Text data exist all over the internet. Emails, forum questions, social media posts, customer service requests, answers to open-ended survey questions, and even this blog post are all sources of raw text data. Text data are drawn from anything written by a human being, and these raw text data can be analyzed to reveal insightful trends.

Interpreting the Consumer Story: Text Analytics in Market Research

Text analytics, also known as text mining or text data mining, is a useful process for extracting high-quality, consistently analyzed data from raw text. In text analytics, a computer script automatically analyzes raw text data for patterns or classifications. One simple example is the extraction of basic frequencies of certain words. For instance, you might be interested to know the frequency at which people mention your brand in relation to other brands. Another, and more interesting, example is the frequencies at which words occur with certain distances of other words. For instance, you might want to know which words occur near the phrase ‘customer service’ most frequently. Are consumers writing words such as ‘great,’ ‘responsive,’ and ‘friendly’ near mentions of customer service, or are they saying something else? Words which occur frequently together are termed ‘collocations,’ and represent a potentially rich source of text information. Another option is sentiment analysis, which tags comments as positive or negative. This information can prove useful for determining how a consumer feels about a product or company, or to determine which other text-based features correlate with a positive or negative sentiment.

How can text analytics benefit businesses and market researchers?

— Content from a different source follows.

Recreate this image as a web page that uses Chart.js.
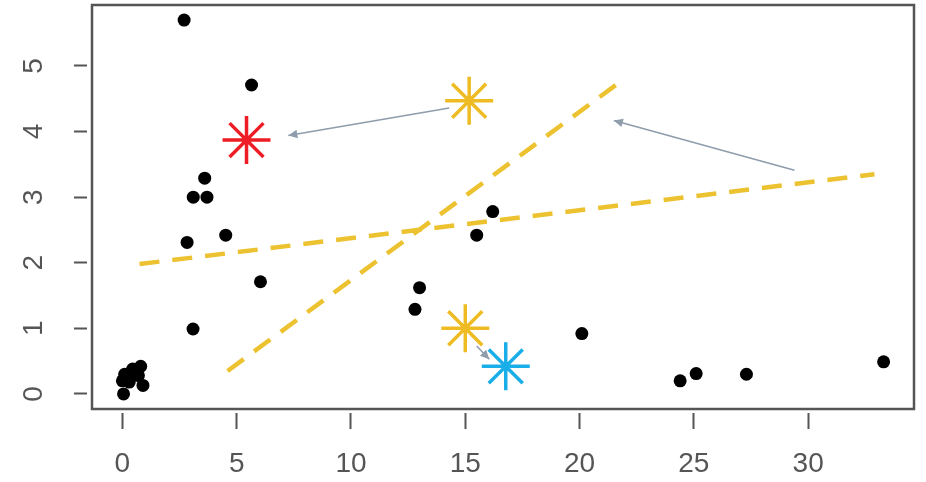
<!DOCTYPE html>
<html>
<head>
<meta charset="utf-8">
<script src="https://cdn.jsdelivr.net/npm/chart.js@4"></script>
<style>
html, body { margin: 0; padding: 0; background: #fff; }
#wrap { position: relative; width: 926px; height: 482px; }
</style>
</head>
<body>
<div id="wrap"><canvas id="myScatter"></canvas></div>
<script>
// black points
var dotX = [0.05, 0.0, 0.1, 0.3, 0.45, 0.7, 0.8, 0.9, 0.2, 2.7, 5.65, 3.6, 3.1, 3.7, 2.83, 4.52, 6.04, 3.09, 16.2, 15.5, 13.0, 12.8, 20.1, 24.4, 25.1, 27.3, 33.3];
var dotY = [0.0, 0.2, 0.3, 0.18, 0.38, 0.28, 0.42, 0.13, 0.25, 5.70, 4.71, 3.29, 3.0, 3.0, 2.31, 2.42, 1.71, 0.99, 2.78, 2.42, 1.62, 1.29, 0.92, 0.2, 0.31, 0.3, 0.49];

// asterisks
var redStar = [5.43, 3.87];
var yellowStars = [[15.17, 4.47], [15.0, 1.0]];
var blueStar = [16.77, 0.42];

// dashed lines
var line1X = [0.75, 32.9], line1Y = [1.98, 3.35];
var line2X = [4.6, 21.9], line2Y = [0.35, 4.79];

// arrows: from -> to (head at "to")
var arrowFromX = [14.3, 29.4, 15.5];
var arrowFromY = [4.36, 3.41, 0.73];
var arrowToX = [7.26, 21.5, 16.05];
var arrowToY = [3.94, 4.17, 0.53];

var xTicks = [0, 5, 10, 15, 20, 25, 30];
var yTicks = [0, 1, 2, 3, 4, 5];

var yellow = "#ECC230";
var arrowColor = "#8E9CAB";
var axisColor = "#555555";

function pts(xs, ys) {
  return xs.map(function (x, i) { return {x: x, y: ys[i]}; });
}

function noPad(s) {
  s.paddingTop = 0; s.paddingBottom = 0; s.paddingLeft = 0; s.paddingRight = 0;
}

var arrowSets = arrowFromX.map(function (x, i) {
  return {
    type: "line",
    data: [{x: arrowFromX[i], y: arrowFromY[i]}, {x: arrowToX[i], y: arrowToY[i]}],
    borderColor: arrowColor,
    borderWidth: 1.5,
    pointRadius: 0,
    showLine: true,
    order: 5
  };
});

var rFrame = {
  id: "rFrame",
  afterDatasetsDraw: function (chart) {
    var ctx = chart.ctx, xs = chart.scales.x, ys = chart.scales.y;
    ctx.save();
    ctx.fillStyle = arrowColor;
    for (var i = 0; i < arrowFromX.length; i++) {
      var x0 = xs.getPixelForValue(arrowFromX[i]), y0 = ys.getPixelForValue(arrowFromY[i]);
      var x1 = xs.getPixelForValue(arrowToX[i]), y1 = ys.getPixelForValue(arrowToY[i]);
      var ang = Math.atan2(y1 - y0, x1 - x0), len = 10, spread = Math.PI / 7;
      ctx.beginPath();
      ctx.moveTo(x1, y1);
      ctx.lineTo(x1 - len * Math.cos(ang - spread), y1 - len * Math.sin(ang - spread));
      ctx.lineTo(x1 - len * Math.cos(ang + spread), y1 - len * Math.sin(ang + spread));
      ctx.closePath();
      ctx.fill();
    }
    ctx.restore();
  },
  afterDraw: function (chart) {
    var a = chart.chartArea, ctx = chart.ctx;
    ctx.save();
    ctx.strokeStyle = axisColor;
    ctx.lineWidth = 2.5;
    ctx.strokeRect(a.left, a.top, a.right - a.left, a.bottom - a.top);
    ctx.restore();
  }
};

var myScatter = new Chart(document.getElementById("myScatter"), {
  type: "scatter",
  data: {
    datasets: [
      {
        data: pts(line1X, line1Y),
        showLine: true, borderColor: yellow, borderWidth: 4.5, borderDash: [20, 13],
        pointRadius: 0, order: 6
      },
      {
        data: pts(line2X, line2Y),
        showLine: true, borderColor: yellow, borderWidth: 4.5, borderDash: [20, 13],
        pointRadius: 0, order: 6
      }
    ].concat(arrowSets).concat([
      {
        data: pts(dotX, dotY),
        backgroundColor: "#000", borderColor: "#000", pointRadius: 6.5, borderWidth: 0, order: 3
      },
      {
        data: [{x: redStar[0], y: redStar[1]}],
        pointStyle: "star", pointRadius: 24, borderWidth: 3.5, borderColor: "#EE1C24", order: 2
      },
      {
        data: yellowStars.map(function (p) { return {x: p[0], y: p[1]}; }),
        pointStyle: "star", pointRadius: 24, borderWidth: 3.5, borderColor: "#EFBB22", order: 2
      },
      {
        data: [{x: blueStar[0], y: blueStar[1]}],
        pointStyle: "star", pointRadius: 24, borderWidth: 3.5, borderColor: "#1AAEE8", order: 2
      }
    ])
  },
  options: {
    responsive: true,
    maintainAspectRatio: false,
    animation: false,
    events: [],
    layout: { autoPadding: false, padding: { left: 0, top: 5, right: 12, bottom: 0 } },
    plugins: { legend: { display: false }, tooltip: { enabled: false } },
    scales: {
      x: {
        type: "linear", min: -1.33, max: 34.63,
        afterBuildTicks: function (s) { s.ticks = xTicks.map(function (v) { return {value: v}; }); },
        afterFit: function (s) { s.height = 73; noPad(s); },
        border: { display: false },
        grid: {
          drawOnChartArea: false, drawTicks: true, tickLength: 24,
          tickColor: axisColor, tickWidth: 2, tickBorderDash: [0, 4, 16, 100]
        },
        ticks: {
          color: axisColor, padding: 14, maxRotation: 0,
          font: { family: "'Liberation Sans', Arial, sans-serif", size: 28 }
        }
      },
      y: {
        type: "linear", min: -0.23, max: 5.93,
        afterBuildTicks: function (s) { s.ticks = yTicks.map(function (v) { return {value: v}; }); },
        afterFit: function (s) { s.width = 92; noPad(s); },
        border: { display: false },
        grid: {
          drawOnChartArea: false, drawTicks: true, tickLength: 18,
          tickColor: axisColor, tickWidth: 2, tickBorderDash: [13, 100]
        },
        ticks: {
          color: axisColor, padding: 32, minRotation: 90, maxRotation: 90, crossAlign: "center",
          font: { family: "'Liberation Sans', Arial, sans-serif", size: 28 }
        }
      }
    }
  },
  plugins: [rFrame]
});
</script>
</body>
</html>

Market researchers already often gather raw text data in the form of open-ended question responses. They may also have access to text data ‘in the wild’ (such as social media posts) or to client text data (such as forum questions or customer service emails) if a client chooses to share this information. A computer script can analyze such raw text data for interesting trends. One basic technique is to use frequencies to generate the familiar ‘word cloud’ infographic. But with more advanced techniques, there are many options available beyond a simple word cloud. 

Businesses can know overall sentiment, correlates of sentiment, frequent collocations, writing style, and even more, and use this knowledge to answer questions about consumers’ beliefs and drivers behind these beliefs.

In the past, open ends have always been read by human researchers, and human interpretation does have its advantages. Although humans read slowly, they make accurate and intuitive classifications. Even with new technology and research methods, this remains a valuable skill. Machines, however, can read in large data sets and make quick analyses, enabling the human researcher to process a large quantity of data in a short period of time. Machines also apply identical analytical methods to each data point, leading to good precision. Human programmers and researchers can then apply their experience intelligently and use text analytics to draw informed conclusions. This makes for an ideal use of technology in market research. Leveraging text analytics as a combination of human intelligence and experience coupled with machine speed and precision can open doors to new insights and quicker discoveries for companies interested in understanding how consumers really feel when they type out a message.